#### WHAT YOU HAVE TO DO
Leaving out every picture, retype the lines below from the top through the one that contains "(0,0) rectangle (1005,736);".

#### DATA EXCERPT
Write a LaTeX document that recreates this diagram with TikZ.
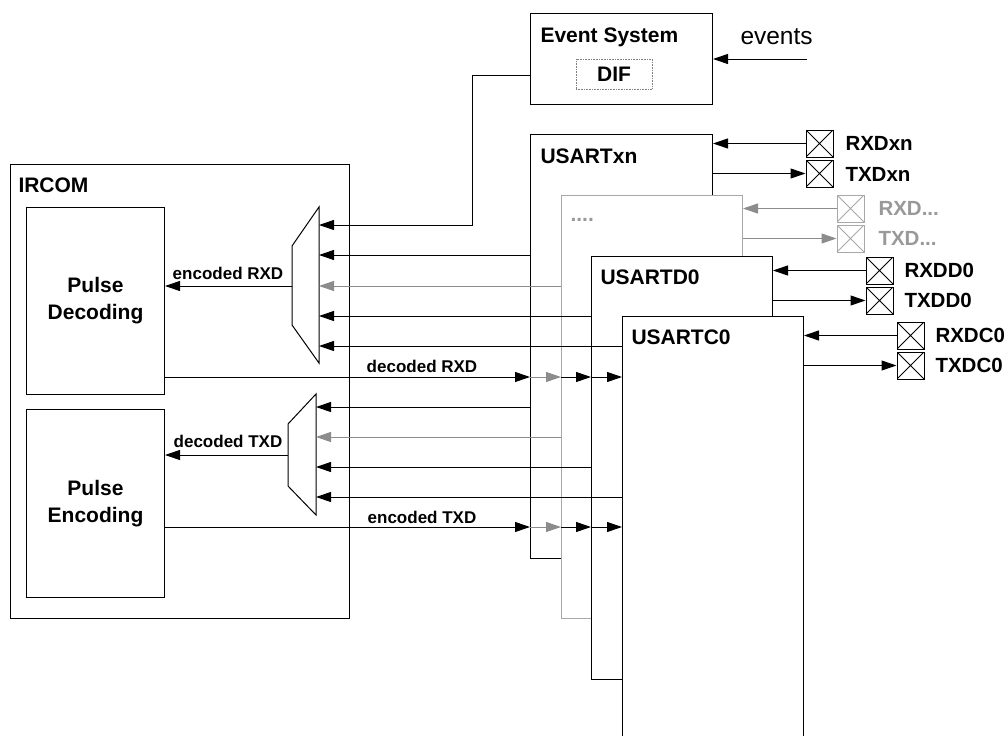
\documentclass[tikz,border=0pt]{standalone}
\usepackage{fontspec}
\setmainfont{Liberation Sans}
\usetikzlibrary{arrows.meta}
\definecolor{boxgray}{gray}{0.66}
\definecolor{arrgray}{gray}{0.55}
\definecolor{txtgray}{gray}{0.6}
\begin{document}
\begin{tikzpicture}[x=1pt,y=-1pt,line width=1pt,
  big/.style={font=\fontsize{21}{27}\selectfont\bfseries, inner sep=0pt},
  padlbl/.style={font=\fontsize{20.5}{25}\selectfont\bfseries, inner sep=0pt, anchor=base west},
  small/.style={font=\fontsize{17}{20}\selectfont\bfseries, inner sep=0pt},
  blk/.style={draw, fill=white, inner sep=0pt, anchor=north west},
  arr/.style={-{Triangle[length=15pt,width=10pt]}},
  garr/.style={arr, arrgray},
  pad/.style={draw=#1, fill=white, minimum size=27pt, inner sep=0pt,
    path picture={\draw[#1, line width=0.8pt]
      (path picture bounding box.north west) -- (path picture bounding box.south east)
      (path picture bounding box.south west) -- (path picture bounding box.north east);}},
  pad/.default=black]
\useasboundingbox (0,0) rectangle (1005,736);

% IRCOM
\node[blk, minimum width=339pt, minimum height=454pt] (ircom) at (10,164) {};
\node[big, anchor=base west] (tircom) at (18,192) {IRCOM};
\node[blk, minimum width=138pt, minimum height=187pt] (pd) at (26,207) {};
\node[big, align=center] (tpd) at (pd.center) {Pulse\\Decoding};
\node[blk, minimum width=138pt, minimum height=188pt] (pe) at (26,409) {};
\node[big, align=center] (tpe) at (pe.center) {Pulse\\Encoding};

% muxes
\draw (319,207) -- (319,363) -- (292,325) -- (292,246) -- cycle;
\draw (316,394) -- (316,515) -- (288,486) -- (288,424) -- cycle;
\coordinate (m1out) at (292,286);
\coordinate (m1a) at (319,225);
\coordinate (m1b) at (319,255);
\coordinate (m1c) at (319,286);
\coordinate (m1d) at (319,316);
\coordinate (m1e) at (319,346);
\coordinate (m2out) at (288,455);
\coordinate (m2a) at (316,407);
\coordinate (m2b) at (316,437);
\coordinate (m2c) at (316,467);
\coordinate (m2d) at (316,497);

% Event system
\node[blk, minimum width=182pt, minimum height=91pt] (ev) at (530,13) {};
\node[big, anchor=base west] (tev) at (540,42) {Event System};
\node[draw=gray, densely dotted, line width=0.6pt, minimum width=76pt, minimum height=30pt, inner sep=0pt] (dif) at (614,74) {};
\node[big, anchor=base] (tdif) at (614,81) {DIF};
\node[font=\fontsize{24.5}{28}\selectfont, anchor=base west, inner sep=0pt] (tevents) at (740,45) {events};
\coordinate (evsrc) at (807,59);
\draw[arr] (evsrc) -- (ev.east |- evsrc);
\coordinate (evturn) at (472,75);
\draw[arr] (ev.west |- evturn) -- (evturn) |- (m1a);

% USART boxes
\node[blk, minimum width=182pt, minimum height=424pt] (uxn) at (530,134) {};
\node[big, anchor=base west] (tuxn) at (540,163) {USARTxn};
\node[blk, draw=boxgray, minimum width=181pt, minimum height=423pt] (ug) at (561,195) {};
\node[big, anchor=base west, txtgray] (tug) at (570,221) {....};
\node[blk, minimum width=181pt, minimum height=423pt] (ud) at (591,256) {};
\node[big, anchor=base west] (tud) at (600,284) {USARTD0};
\node[blk, minimum width=181pt, minimum height=430pt] (uc) at (622,316) {};
\node[big, anchor=base west] (tuc) at (631,344) {USARTC0};

% inputs to muxes
\draw[arr] (uxn.west |- m1b) -- (m1b);
\draw[garr] (ug.west |- m1c) -- (m1c);
\draw[arr] (ud.west |- m1d) -- (m1d);
\draw[arr] (uc.west |- m1e) -- (m1e);
\draw[arr] (uxn.west |- m2a) -- (m2a);
\draw[garr] (ug.west |- m2b) -- (m2b);
\draw[arr] (ud.west |- m2c) -- (m2c);
\draw[arr] (uc.west |- m2d) -- (m2d);

% mux outputs
\draw[arr] (m1out) -- (pd.east |- m1out);
\node[small, anchor=base] (terx) at (228,279) {encoded RXD};
\draw[arr] (m2out) -- (pe.east |- m2out);
\node[small, anchor=base] (tdtx) at (228,447) {decoded TXD};

% decoded RXD / encoded TXD chains
\coordinate (drx) at (0,377);
\coordinate (etx) at (0,527);
\draw[arr] (pd.east |- drx) -- (uxn.west |- drx);
\draw[garr] (uxn.west |- drx) -- (ug.west |- drx);
\draw[arr] (ug.west |- drx) -- (ud.west |- drx);
\draw[arr] (ud.west |- drx) -- (uc.west |- drx);
\node[small, anchor=base] (tdrx) at (422,372) {decoded RXD};
\draw[arr] (pe.east |- etx) -- (uxn.west |- etx);
\draw[garr] (uxn.west |- etx) -- (ug.west |- etx);
\draw[arr] (ug.west |- etx) -- (ud.west |- etx);
\draw[arr] (ud.west |- etx) -- (uc.west |- etx);
\node[small, anchor=base] (tetx) at (422,523) {encoded TXD};

% pads
\node[pad] (prxn) at (819.5,143.5) {};
\node[pad] (ptxn) at (819.5,173.5) {};
\node[padlbl] (lrxn) at (845,150) {RXDxn};
\node[padlbl] (ltxn) at (845,181) {TXDxn};
\draw[arr] (prxn) -- (uxn.east |- prxn);
\draw[arr] (uxn.east |- ptxn) -- (ptxn);

\node[pad=boxgray] (prxg) at (850.5,208.5) {};
\node[pad=boxgray] (ptxg) at (850.5,238.5) {};
\node[padlbl, txtgray] (lrxg) at (878,215) {RXD...};
\node[padlbl, txtgray] (ltxg) at (878,245) {TXD...};
\draw[garr] (prxg) -- (ug.east |- prxg);
\draw[garr] (ug.east |- ptxg) -- (ptxg);

\node[pad] (prxd) at (879.5,270.5) {};
\node[pad] (ptxd) at (879.5,300.5) {};
\node[padlbl] (lrxd) at (904,277) {RXDD0};
\node[padlbl] (ltxd) at (904,307) {TXDD0};
\draw[arr] (prxd) -- (ud.east |- prxd);
\draw[arr] (ud.east |- ptxd) -- (ptxd);

\node[pad] (prxc) at (910.5,335.5) {};
\node[pad] (ptxc) at (910.5,365.5) {};
\node[padlbl] (lrxc) at (935,342) {RXDC0};
\node[padlbl] (ltxc) at (935,372) {TXDC0};
\draw[arr] (prxc) -- (uc.east |- prxc);
\draw[arr] (uc.east |- ptxc) -- (ptxc);
\end{tikzpicture}
\end{document}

#### EXERCISE OUTPUT
Write a LaTeX document that recreates this diagram with TikZ.
\documentclass[tikz,border=0pt]{standalone}
\usepackage{fontspec}
\setmainfont{Liberation Sans}
\usetikzlibrary{arrows.meta}
\definecolor{boxgray}{gray}{0.66}
\definecolor{arrgray}{gray}{0.55}
\definecolor{txtgray}{gray}{0.6}
\begin{document}
\begin{tikzpicture}[x=1pt,y=-1pt,line width=1pt,
  big/.style={font=\fontsize{21}{27}\selectfont\bfseries, inner sep=0pt},
  padlbl/.style={font=\fontsize{20.5}{25}\selectfont\bfseries, inner sep=0pt, anchor=base west},
  small/.style={font=\fontsize{17}{20}\selectfont\bfseries, inner sep=0pt},
  blk/.style={draw, fill=white, inner sep=0pt, anchor=north west},
  arr/.style={-{Triangle[length=15pt,width=10pt]}},
  garr/.style={arr, arrgray},
  pad/.style={draw=#1, fill=white, minimum size=27pt, inner sep=0pt,
    path picture={\draw[#1, line width=0.8pt]
      (path picture bounding box.north west) -- (path picture bounding box.south east)
      (path picture bounding box.south west) -- (path picture bounding box.north east);}},
  pad/.default=black]
\useasboundingbox (0,0) rectangle (1005,736);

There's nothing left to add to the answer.